As far as the physical record, I bought this new as a promo for $4.49 shortly after it was released so either late '83 or definitely before March '84 when I saw them.  I'm pretty sure it was re-shrink wrapped because somebody had markered the label with an arrow pointing to "Take Me Away" and I know it wasn't me.  But at the time I was psyched to get it brand new for ONLY $4.49 at my within-walking-distance-local Al Bum. This was better than the onsale $5.99 or the dreaded $7.29 you would see at the local Strawberries chain for a new 1983 release.  Another thing to note is that I have a decent Technics turntable in storage, but I recently bought one of those $100 hybrid compact jobs because about 20 years ago I bought these massive speakers that wound up in a friends storage space several moves ago and I haven't got around to "reuniting the family."  One thing with those cheap turntables then and now is that certain skips show up in places that better turntables ignore.  At 13 I had one of those "Sears specials"--turntable/cassette/AM/FM jobs (pre-CD era).  On said turntable "Take Me Away" skipped in one spot when I bought it.  Sure enough with this new cheap turntable I was reminded of the single skip in the very same place.  I sent it out hoping this flaw wouldn't happen on a better turntable and got back the "Very happy with this record!
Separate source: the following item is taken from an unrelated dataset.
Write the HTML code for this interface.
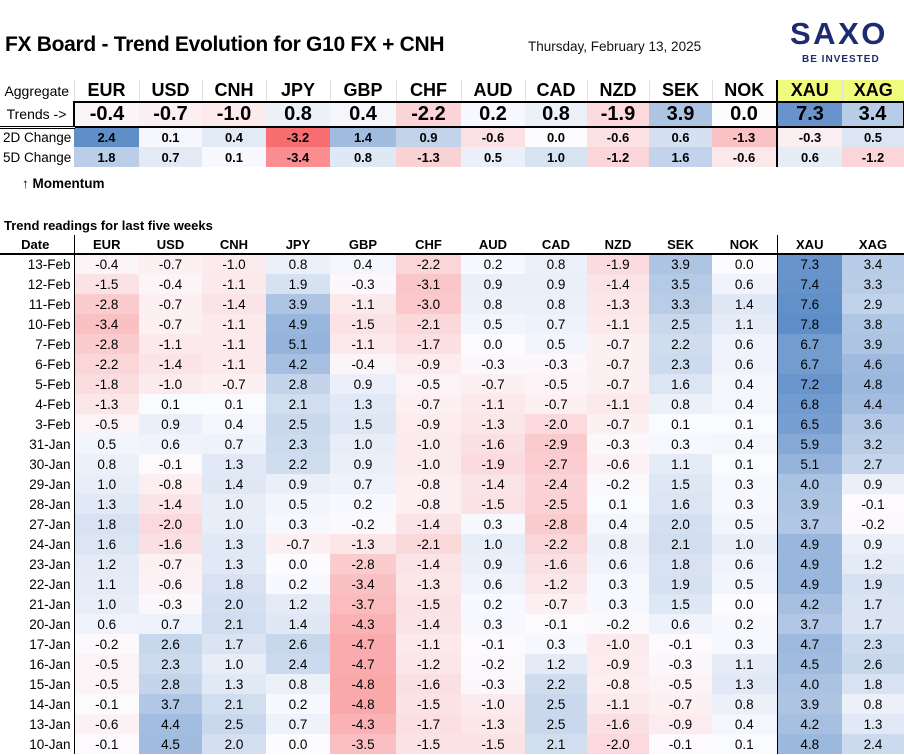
<!DOCTYPE html>
<html><head><meta charset="utf-8">
<style>
*{margin:0;padding:0;box-sizing:border-box}
body{width:904px;height:755px;background:#fff;font-family:"Liberation Sans",Arial,sans-serif;color:#000;position:relative;overflow:hidden}
.abs{position:absolute}
table{border-collapse:collapse;table-layout:fixed;position:absolute;left:0}
td{text-align:center;white-space:nowrap;overflow:hidden;padding:0}
#top{top:80px;width:904px}
#top tr.h td{height:22px;font-weight:bold;font-size:18px;border-left:1px solid #e0e0e0}
#top tr.h td.l{font-size:14px;font-weight:normal;border-left:none}
#top tr.t td{height:25px;font-weight:bold;font-size:20px;border-top:2px solid #000;border-bottom:2px solid #000}
#top tr.t td.l{font-size:14px;font-weight:normal;border-top:none;border-bottom:3px double #000;border-right:2px solid #000}
#top tr.t td:last-child{border-right:2px solid #000}
#top tr.c td{height:20px;font-weight:bold;font-size:13px}
#top tr.c td.l{font-weight:normal;font-size:13.5px;text-align:left;padding-left:3px}
#top td.y{background:#eefb7c}
#top td.x{border-left:2px solid #000 !important}
#bot{top:235px;width:904px}
#bot tr.h td{height:19px;font-weight:bold;font-size:13px;border-bottom:2px solid #000}
#bot tr.r td{height:20px;font-size:13.5px}
#bot td.d{text-align:right;padding-right:3px;border-right:1px solid #000}
#bot tr.h td.d{text-align:center;border-right:1px solid #000}
#bot td.x{border-left:1px solid #000}
</style></head><body>
<div class="abs" style="left:5px;top:33px;font-size:21px;font-weight:bold;letter-spacing:-0.3px">FX Board - Trend Evolution for G10 FX + CNH</div>
<div class="abs" style="left:528px;top:39px;font-size:13.5px;color:#111">Thursday, February 13, 2025</div>
<div class="abs" style="left:790px;top:16px;font-size:31px;font-weight:bold;color:#1e2b6e;letter-spacing:2.5px">SAXO</div>
<div class="abs" style="left:802px;top:54px;font-size:10px;font-weight:bold;color:#1e2b6e;letter-spacing:1px">BE INVESTED</div>

<table id="top">
<colgroup><col style="width:74px"><col style="width:65px"><col style="width:63px"><col style="width:64px"><col style="width:64px"><col style="width:66px"><col style="width:65px"><col style="width:64px"><col style="width:62px"><col style="width:62px"><col style="width:63px"><col style="width:65px"><col style="width:65px"><col style="width:62px"></colgroup>
<tr class="h"><td class="l">Aggregate</td><td>EUR</td><td>USD</td><td>CNH</td><td>JPY</td><td>GBP</td><td>CHF</td><td>AUD</td><td>CAD</td><td>NZD</td><td>SEK</td><td>NOK</td><td class="y x">XAU</td><td class="y">XAG</td></tr>
<tr class="t"><td class="l">Trends -&gt;</td><td class="v">-0.4</td><td class="v">-0.7</td><td class="v">-1.0</td><td class="v">0.8</td><td class="v">0.4</td><td class="v">-2.2</td><td class="v">0.2</td><td class="v">0.8</td><td class="v">-1.9</td><td class="v">3.9</td><td class="v">0.0</td><td class="v x">7.3</td><td class="v">3.4</td></tr>
<tr class="c k26"><td class="l">2D Change</td><td class="v">2.4</td><td class="v">0.1</td><td class="v">0.4</td><td class="v">-3.2</td><td class="v">1.4</td><td class="v">0.9</td><td class="v">-0.6</td><td class="v">0.0</td><td class="v">-0.6</td><td class="v">0.6</td><td class="v">-1.3</td><td class="v x">-0.3</td><td class="v">0.5</td></tr>
<tr class="c k45"><td class="l">5D Change</td><td class="v">1.8</td><td class="v">0.7</td><td class="v">0.1</td><td class="v">-3.4</td><td class="v">0.8</td><td class="v">-1.3</td><td class="v">0.5</td><td class="v">1.0</td><td class="v">-1.2</td><td class="v">1.6</td><td class="v">-0.6</td><td class="v x">0.6</td><td class="v">-1.2</td></tr>
</table>
<div class="abs" style="left:22px;top:176px;font-size:13.5px;font-weight:bold">&#8593; Momentum</div>
<div class="abs" style="left:4px;top:218px;font-size:13px;font-weight:bold">Trend readings for last five weeks</div>

<table id="bot">
<colgroup><col style="width:74px"><col style="width:65px"><col style="width:63px"><col style="width:64px"><col style="width:64px"><col style="width:66px"><col style="width:65px"><col style="width:64px"><col style="width:62px"><col style="width:62px"><col style="width:63px"><col style="width:65px"><col style="width:65px"><col style="width:62px"></colgroup>
<tr class="h"><td class="d">Date</td><td>EUR</td><td>USD</td><td>CNH</td><td>JPY</td><td>GBP</td><td>CHF</td><td>AUD</td><td>CAD</td><td>NZD</td><td>SEK</td><td>NOK</td><td class="x">XAU</td><td>XAG</td></tr>
<tr class="r"><td class="d">13-Feb</td><td>-0.4</td><td>-0.7</td><td>-1.0</td><td>0.8</td><td>0.4</td><td>-2.2</td><td>0.2</td><td>0.8</td><td>-1.9</td><td>3.9</td><td>0.0</td><td class="x">7.3</td><td>3.4</td></tr>
<tr class="r"><td class="d">12-Feb</td><td>-1.5</td><td>-0.4</td><td>-1.1</td><td>1.9</td><td>-0.3</td><td>-3.1</td><td>0.9</td><td>0.9</td><td>-1.4</td><td>3.5</td><td>0.6</td><td class="x">7.4</td><td>3.3</td></tr>
<tr class="r"><td class="d">11-Feb</td><td>-2.8</td><td>-0.7</td><td>-1.4</td><td>3.9</td><td>-1.1</td><td>-3.0</td><td>0.8</td><td>0.8</td><td>-1.3</td><td>3.3</td><td>1.4</td><td class="x">7.6</td><td>2.9</td></tr>
<tr class="r"><td class="d">10-Feb</td><td>-3.4</td><td>-0.7</td><td>-1.1</td><td>4.9</td><td>-1.5</td><td>-2.1</td><td>0.5</td><td>0.7</td><td>-1.1</td><td>2.5</td><td>1.1</td><td class="x">7.8</td><td>3.8</td></tr>
<tr class="r"><td class="d">7-Feb</td><td>-2.8</td><td>-1.1</td><td>-1.1</td><td>5.1</td><td>-1.1</td><td>-1.7</td><td>0.0</td><td>0.5</td><td>-0.7</td><td>2.2</td><td>0.6</td><td class="x">6.7</td><td>3.9</td></tr>
<tr class="r"><td class="d">6-Feb</td><td>-2.2</td><td>-1.4</td><td>-1.1</td><td>4.2</td><td>-0.4</td><td>-0.9</td><td>-0.3</td><td>-0.3</td><td>-0.7</td><td>2.3</td><td>0.6</td><td class="x">6.7</td><td>4.6</td></tr>
<tr class="r"><td class="d">5-Feb</td><td>-1.8</td><td>-1.0</td><td>-0.7</td><td>2.8</td><td>0.9</td><td>-0.5</td><td>-0.7</td><td>-0.5</td><td>-0.7</td><td>1.6</td><td>0.4</td><td class="x">7.2</td><td>4.8</td></tr>
<tr class="r"><td class="d">4-Feb</td><td>-1.3</td><td>0.1</td><td>0.1</td><td>2.1</td><td>1.3</td><td>-0.7</td><td>-1.1</td><td>-0.7</td><td>-1.1</td><td>0.8</td><td>0.4</td><td class="x">6.8</td><td>4.4</td></tr>
<tr class="r"><td class="d">3-Feb</td><td>-0.5</td><td>0.9</td><td>0.4</td><td>2.5</td><td>1.5</td><td>-0.9</td><td>-1.3</td><td>-2.0</td><td>-0.7</td><td>0.1</td><td>0.1</td><td class="x">6.5</td><td>3.6</td></tr>
<tr class="r"><td class="d">31-Jan</td><td>0.5</td><td>0.6</td><td>0.7</td><td>2.3</td><td>1.0</td><td>-1.0</td><td>-1.6</td><td>-2.9</td><td>-0.3</td><td>0.3</td><td>0.4</td><td class="x">5.9</td><td>3.2</td></tr>
<tr class="r"><td class="d">30-Jan</td><td>0.8</td><td>-0.1</td><td>1.3</td><td>2.2</td><td>0.9</td><td>-1.0</td><td>-1.9</td><td>-2.7</td><td>-0.6</td><td>1.1</td><td>0.1</td><td class="x">5.1</td><td>2.7</td></tr>
<tr class="r"><td class="d">29-Jan</td><td>1.0</td><td>-0.8</td><td>1.4</td><td>0.9</td><td>0.7</td><td>-0.8</td><td>-1.4</td><td>-2.4</td><td>-0.2</td><td>1.5</td><td>0.3</td><td class="x">4.0</td><td>0.9</td></tr>
<tr class="r"><td class="d">28-Jan</td><td>1.3</td><td>-1.4</td><td>1.0</td><td>0.5</td><td>0.2</td><td>-0.8</td><td>-1.5</td><td>-2.5</td><td>0.1</td><td>1.6</td><td>0.3</td><td class="x">3.9</td><td>-0.1</td></tr>
<tr class="r"><td class="d">27-Jan</td><td>1.8</td><td>-2.0</td><td>1.0</td><td>0.3</td><td>-0.2</td><td>-1.4</td><td>0.3</td><td>-2.8</td><td>0.4</td><td>2.0</td><td>0.5</td><td class="x">3.7</td><td>-0.2</td></tr>
<tr class="r"><td class="d">24-Jan</td><td>1.6</td><td>-1.6</td><td>1.3</td><td>-0.7</td><td>-1.3</td><td>-2.1</td><td>1.0</td><td>-2.2</td><td>0.8</td><td>2.1</td><td>1.0</td><td class="x">4.9</td><td>0.9</td></tr>
<tr class="r"><td class="d">23-Jan</td><td>1.2</td><td>-0.7</td><td>1.3</td><td>0.0</td><td>-2.8</td><td>-1.4</td><td>0.9</td><td>-1.6</td><td>0.6</td><td>1.8</td><td>0.6</td><td class="x">4.9</td><td>1.2</td></tr>
<tr class="r"><td class="d">22-Jan</td><td>1.1</td><td>-0.6</td><td>1.8</td><td>0.2</td><td>-3.4</td><td>-1.3</td><td>0.6</td><td>-1.2</td><td>0.3</td><td>1.9</td><td>0.5</td><td class="x">4.9</td><td>1.9</td></tr>
<tr class="r"><td class="d">21-Jan</td><td>1.0</td><td>-0.3</td><td>2.0</td><td>1.2</td><td>-3.7</td><td>-1.5</td><td>0.2</td><td>-0.7</td><td>0.3</td><td>1.5</td><td>0.0</td><td class="x">4.2</td><td>1.7</td></tr>
<tr class="r"><td class="d">20-Jan</td><td>0.6</td><td>0.7</td><td>2.1</td><td>1.4</td><td>-4.3</td><td>-1.4</td><td>0.3</td><td>-0.1</td><td>-0.2</td><td>0.6</td><td>0.2</td><td class="x">3.7</td><td>1.7</td></tr>
<tr class="r"><td class="d">17-Jan</td><td>-0.2</td><td>2.6</td><td>1.7</td><td>2.6</td><td>-4.7</td><td>-1.1</td><td>-0.1</td><td>0.3</td><td>-1.0</td><td>-0.1</td><td>0.3</td><td class="x">4.7</td><td>2.3</td></tr>
<tr class="r"><td class="d">16-Jan</td><td>-0.5</td><td>2.3</td><td>1.0</td><td>2.4</td><td>-4.7</td><td>-1.2</td><td>-0.2</td><td>1.2</td><td>-0.9</td><td>-0.3</td><td>1.1</td><td class="x">4.5</td><td>2.6</td></tr>
<tr class="r"><td class="d">15-Jan</td><td>-0.5</td><td>2.8</td><td>1.3</td><td>0.8</td><td>-4.8</td><td>-1.6</td><td>-0.3</td><td>2.2</td><td>-0.8</td><td>-0.5</td><td>1.3</td><td class="x">4.0</td><td>1.8</td></tr>
<tr class="r"><td class="d">14-Jan</td><td>-0.1</td><td>3.7</td><td>2.1</td><td>0.2</td><td>-4.8</td><td>-1.5</td><td>-1.0</td><td>2.5</td><td>-1.1</td><td>-0.7</td><td>0.8</td><td class="x">3.9</td><td>0.8</td></tr>
<tr class="r"><td class="d">13-Jan</td><td>-0.6</td><td>4.4</td><td>2.5</td><td>0.7</td><td>-4.3</td><td>-1.7</td><td>-1.3</td><td>2.5</td><td>-1.6</td><td>-0.9</td><td>0.4</td><td class="x">4.2</td><td>1.3</td></tr>
<tr class="r"><td class="d">10-Jan</td><td>-0.1</td><td>4.5</td><td>2.0</td><td>0.0</td><td>-3.5</td><td>-1.5</td><td>-1.5</td><td>2.1</td><td>-2.0</td><td>-0.1</td><td>0.1</td><td class="x">4.8</td><td>2.4</td></tr>
</table>
<script>
function col(v,sp,sn){var s=v<0?sn:sp;var t=Math.min(Math.abs(v)/s,1),w=[252,252,255],e=v<0?[248,105,107]:[90,138,198];
return 'rgb('+w.map(function(a,i){return Math.round(a+(e[i]-a)*t)}).join(',')+')';}
function paint(cells,sp,sn){for(var i=0;i<cells.length;i++){var v=parseFloat(cells[i].textContent);if(!isNaN(v))cells[i].style.background=col(v,sp,sn);}}
paint(document.querySelectorAll('#top tr.t td.v'),8,8);
paint(document.querySelectorAll('#top tr.k26 td.v'),2.5,3.3);
paint(document.querySelectorAll('#top tr.k45 td.v'),4.5,4.5);
paint(document.querySelectorAll('#bot tr.r td:not(.d)'),8,8.5);
</script>
</body></html>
Very fair price and condition was exactly as described" positive feedback.  My hard fought rating above 99% will stand another day.  It's funny, the records I worry about are never the records that give me problems.  More often than not, with problems, there is something in the $5-10 range that someone complains about, often in a bulk purchase when they were haggling for a deal in the first place.  Generally with my buyers if there is a problem, then we have a discount or return conversation and sort it out, unless they give me a bad review before discussion, then case is closed.